The lad loved to sing the old gospel hymns down at the church in the little dale. Being of a mixed congregation, he was exposed to many kinds of gospel music. There was black gospel, southern gospel, religious ballads, and others. He loved them all. He never missed a service or a chance to sing.
As he grew older, the family moved to Nashville, Tennessee. Once a month, there was an all-night singing held, and you could hear just about anyone who was anyone in the music world. He never missed one, if he had the money to get the ticket to enter. One of his favorite groups was the Stamps quartet. And, of course, one of his favorite friends and icons happened to be J.D. Sumner, of the Stamps group. His heart would just about burst with joy and praise every time he heard them sing.
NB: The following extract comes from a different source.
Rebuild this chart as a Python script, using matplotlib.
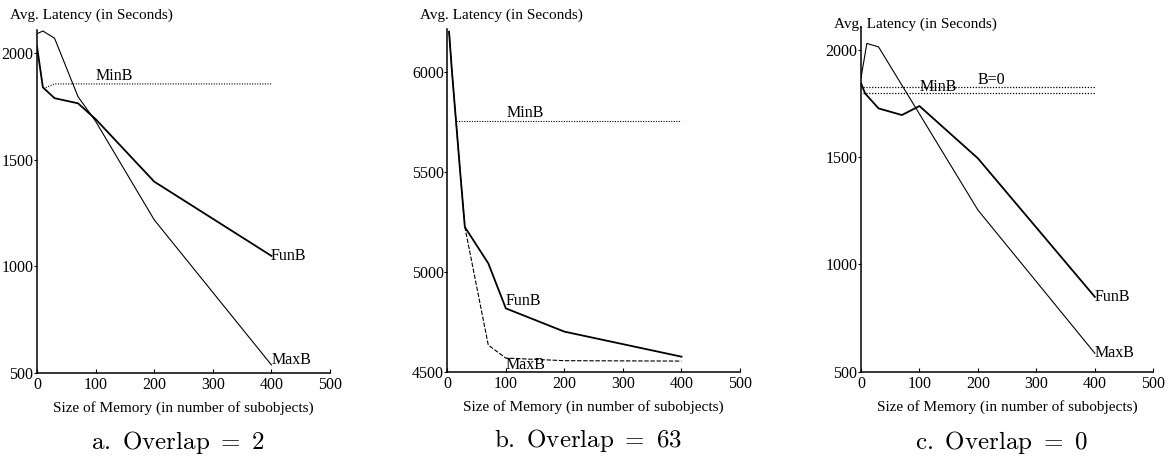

Many times, as he entered the teen years, you could find him singing and just “messing around” with these very ones I just mentioned. He considered it an honor to sing with the Stamps group.
Times changed, and this boy began to sing a different kind of music. Nashville loved it, and promoted it to the point of exhaustion. The fans went crazy. They had never seen a young man with so much soul and such tantalizing body movements. They had no idea that all this music came straight from the heart of this boy, and when he sang, the song came from deep down within his heart, causing a multitude of emotions to arise in the crowds. He quickly moved up the ladder of success in the rock and roll world.
Gradually, the man became a victim of his fans. He couldn’t even enjoy a quiet family outing. Once he was seen leaving his home, the fans would follow and practically stampede his vehicle. He loved his fans, but really was not fond of this kind of “idolization” that they seemed to have toward him.
Every chance he got, he joined his old “gospel” buddies in just singing a few and having fun with some friends. He would always include some good old gospel songs in his program. He hated for the crowd to call him the “King”, because he knew the REAL KING was JESUS. He said so many times.
Yes, he stayed at the top in movies, record labels, and live concerts, but did anyone ever notice the tears that ran down his face as his friends, the Stamps quartet, sang “How Great Thou Art”? The man was very unhappy with the turn of events that put him over the top, but left him empty and broken in the end. He never stopped loving the Spirit, and he never forgot where he started his lot in life. He was a most generous and warm-hearted person, but few knew it. He was so crowded that he could barely breathe in public, much less enjoy life as we all know it.